The only difference being that I generally only sleep with my ray gun at my side on Tuesday nights.

(I apologize to both of my subscribers for my extended absence. You see, I have been extremely busy watching dozens of National Geographic documentaries on Netflix looking for a job. The good news? I may have found a fantastic one. Fingers crossed!)

December 30, 2010 / Lauren

Personal highlights of 2010.

January | Staying up all night catching up with my ol’ friend Elyse. We hadn’t seen each other in ten years, and we just picked up right where we left off- isn’t it great when old friends can do that?  (New Orleans)

February | My pilgrimage to Shortcakes to claim my logo contest prize. I used my winnings to fund my trip to California in May. (Stillwater, OK)

March | Being doused with fake blood by GWAR (hilarious) while wearing socks on my hands (I left my gloves in Dallas), and of course The Hood Internet dance party party. SXSW was a blast and a half. (Austin)

April | I was sick for the entirety of this month. Probably as a result of attending the GWAR show mentioned above. It was outdoors and it was 20 degrees. (Behind a mountain of Kleenex, Dallas)

May | Driving Highway 1. I love to drive, and this was the greatest drive of my life- absolutely beautiful. (San Francisco to Los Angeles)

June | Wedding 1: Kelli and JD. Despite the transmission on my Nissan crapping out en route to the rehearsal and all the wedding flowers dying the day of the ceremony, we managed to pull together the bridesmaid emergency response team, recover gracefully, and ultimately have a really great time watching our friends tie the knot and celebrate good times c’mon. Bonus: because we had to go back to OKC the very next weekend to retrieve my car, we got to hang out with the lovely bride and groom even more, and I finally met Wayne Coyne, one of my top five personal heroes. (Oklahoma City)

July | Independence Day snocones and flea market shopping with my grandparents. (Marlow, OK)

August | Wedding 2: Kristen and Phil. This was the long anticipated wedding of Eric’s sister- it was really great to get to get to be a part of the ceremony, boogie down to the Cha Cha Slide, and welcome Phil to the family. (Wagoner, OK)

September | I don’t remember anything particularly notable about September. Maybe I got a haircut or an oil change or something. (Dallas)

October | Wedding 3: Katelyn and Grant. Katelyn is my fousin (fake cousin) and our families have always been close over the years (our parents all went to college together). I had the honor of designing her wedding invitations and programs, and Kate and I had lots of fun collaborating on them! Sixteen hours on the road was definitely worth it  to get to see these two get hitched.
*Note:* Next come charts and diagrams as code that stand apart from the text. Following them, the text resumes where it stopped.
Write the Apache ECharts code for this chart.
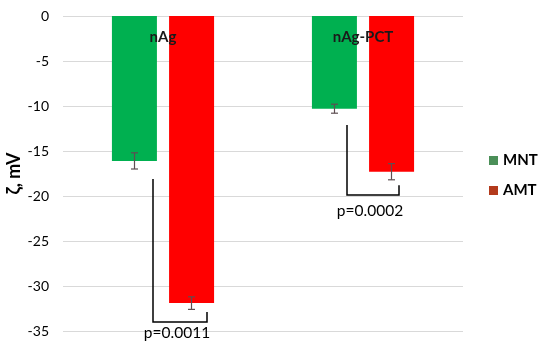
<!DOCTYPE html>
<html lang="en">
<head>
  <meta charset="UTF-8">
  <title>Zeta potential</title>
  <script src="https://cdn.jsdelivr.net/npm/echarts@6/dist/echarts.min.js"></script>
  <style>
    html, body { margin: 0; padding: 0; background: #fff; }
    #chart { width: 550px; height: 355px; }
  </style>
</head>
<body>
<div id="chart"></div>
<script>
  // data
  const categories = ['nAg', 'nAg-PCT'];
  const mntValues = [-16.1, -10.3];
  const amtValues = [-31.9, -17.3];
  const mntErrors = [0.9, 0.5];
  const amtErrors = [0.7, 0.9];
  const yTicks = [0, -5, -10, -15, -20, -25, -30, -35];
  // brackets: [category, left top, right top, bottom, label value]
  const brackets = [
    [0, -18.1, -32.9, -34.0, -35.2],
    [1, -12.1, -18.8, -19.9, -21.7]
  ];
  const pLabels = ['p=0.0011', 'p=0.0002'];
  const groupLabelY = -2.4;

  const barW = 45;
  const half = 28.5;

  let chart = echarts.init(document.getElementById('chart'));

  function errorSeries(name, values, errors, dx) {
    return {
      type: 'custom',
      name: name + '-err',
      silent: true,
      z: 5,
      data: values.map((v, i) => [i, v - errors[i], v + errors[i]]),
      renderItem: function (params, api) {
        const lo = api.coord([api.value(0), api.value(1)]);
        const hi = api.coord([api.value(0), api.value(2)]);
        const x = lo[0] + dx;
        const style = {stroke: '#5e4e52', lineWidth: 1.2};
        return {
          type: 'group',
          children: [
            {type: 'line', shape: {x1: x, y1: lo[1], x2: x, y2: hi[1]}, style: style},
            {type: 'line', shape: {x1: x - 3.5, y1: lo[1], x2: x + 3.5, y2: lo[1]}, style: style},
            {type: 'line', shape: {x1: x - 3.5, y1: hi[1], x2: x + 3.5, y2: hi[1]}, style: style}
          ]
        };
      }
    };
  }

  const leftOff = [-10, -16];
  const rightOff = [44, 36];

  let option = {
    animation: false,
    grid: {left: 63, right: 87, top: 16, bottom: 24, outerBoundsMode: 'none'},
    legend: {
      orient: 'vertical',
      left: 484,
      top: 148,
      itemGap: 15,
      itemWidth: 9,
      itemHeight: 9,
      icon: 'rect',
      textStyle: {fontFamily: 'Lato', fontWeight: 'bold', fontSize: 15, color: '#000'},
      data: [
        {name: 'MNT', itemStyle: {color: '#4b8f58'}},
        {name: 'AMT', itemStyle: {color: '#b33a1c'}}
      ]
    },
    xAxis: {
      type: 'category',
      data: categories,
      axisLine: {show: false},
      axisTick: {show: false},
      axisLabel: {show: false}
    },
    yAxis: {
      type: 'value',
      min: -35,
      max: 0,
      interval: 5,
      name: 'ζ, mV',
      nameLocation: 'middle',
      nameRotate: 90,
      nameGap: 40,
      nameMoveOverlap: false,
      nameTextStyle: {fontFamily: 'Lato', fontWeight: 'bold', fontSize: 18, color: '#000'},
      axisLine: {show: false},
      axisTick: {show: false},
      axisLabel: {
        fontFamily: 'Lato', fontSize: 14, color: '#000', margin: 14,
        formatter: function (v) { return yTicks.indexOf(v) >= 0 ? String(v) : ''; }
      },
      splitLine: {lineStyle: {color: '#d9d9d9', width: 1}}
    },
    series: [
      {
        name: 'MNT', type: 'bar', data: mntValues, barWidth: barW, barGap: '27%',
        itemStyle: {color: '#00b050'}
      },
      {
        name: 'AMT', type: 'bar', data: amtValues, barWidth: barW,
        itemStyle: {color: '#ff0000'}
      },
      errorSeries('MNT', mntValues, mntErrors, -half),
      errorSeries('AMT', amtValues, amtErrors, half),
      {
        type: 'custom',
        name: 'brackets',
        silent: true,
        z: 6,
        data: brackets,
        renderItem: function (params, api) {
          const i = params.dataIndex;
          const c = api.value(0);
          const lt = api.coord([c, api.value(1)]);
          const rt = api.coord([c, api.value(2)]);
          const bt = api.coord([c, api.value(3)]);
          const lb = api.coord([c, api.value(4)]);
          const xl = lt[0] + leftOff[i];
          const xr = lt[0] + rightOff[i];
          return {
            type: 'group',
            children: [
              {
                type: 'polyline',
                shape: {points: [[xl, lt[1]], [xl, bt[1]], [xr, bt[1]], [xr, rt[1]]]},
                style: {stroke: '#000', lineWidth: 1.5, fill: null}
              },
              {
                type: 'text',
                x: (xl + xr) / 2 - 3,
                y: lb[1],
                style: {
                  text: pLabels[i], fontFamily: 'Lato', fontSize: 15.5, fill: '#000',
                  align: 'center', verticalAlign: 'middle'
                }
              }
            ]
          };
        }
      },
      {
        type: 'custom',
        name: 'groupLabels',
        silent: true,
        z: 7,
        data: categories.map((c, i) => [i, groupLabelY]),
        renderItem: function (params, api) {
          const p = api.coord([api.value(0), api.value(1)]);
          return {
            type: 'text',
            x: p[0],
            y: p[1],
            style: {
              text: categories[params.dataIndex], fontFamily: 'Lato', fontWeight: 'bold',
              fontSize: 15, fill: '#1a1a1a', align: 'center', verticalAlign: 'middle'
            }
          };
        }
      }
    ]
  };
  chart.setOption(option);
</script>
</body>
</html>
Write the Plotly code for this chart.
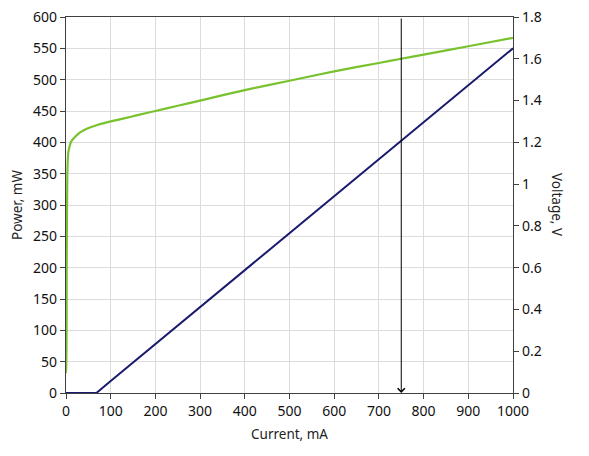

Another plus: we had zero cell phone reception/internet availability in Guymon, which actually made for a really refreshing, peaceful weekend. (Guymon, OK)

November | Everything about New York, and my dear friends Kate and Katie and Elliott. (New York)

December | Eric and I prepared a Christmas dinner together for friends and family; Midnight Mass; getting the Festivus pole out of the crawl space. (Dallas)

December 20, 2010 / Lauren

My husband is much funnier than I am.

Today, I emailed Eric to complain about outrageous cookie prices at a certain place, and this is the response I received:

You’d have to experience it to understand the value. The pleasure of having a stranger slide a cookie into your mouth, bounce your chair to simulate chewing, massage your throat to simulate swallowing, and then stand by until signalled for is quite special.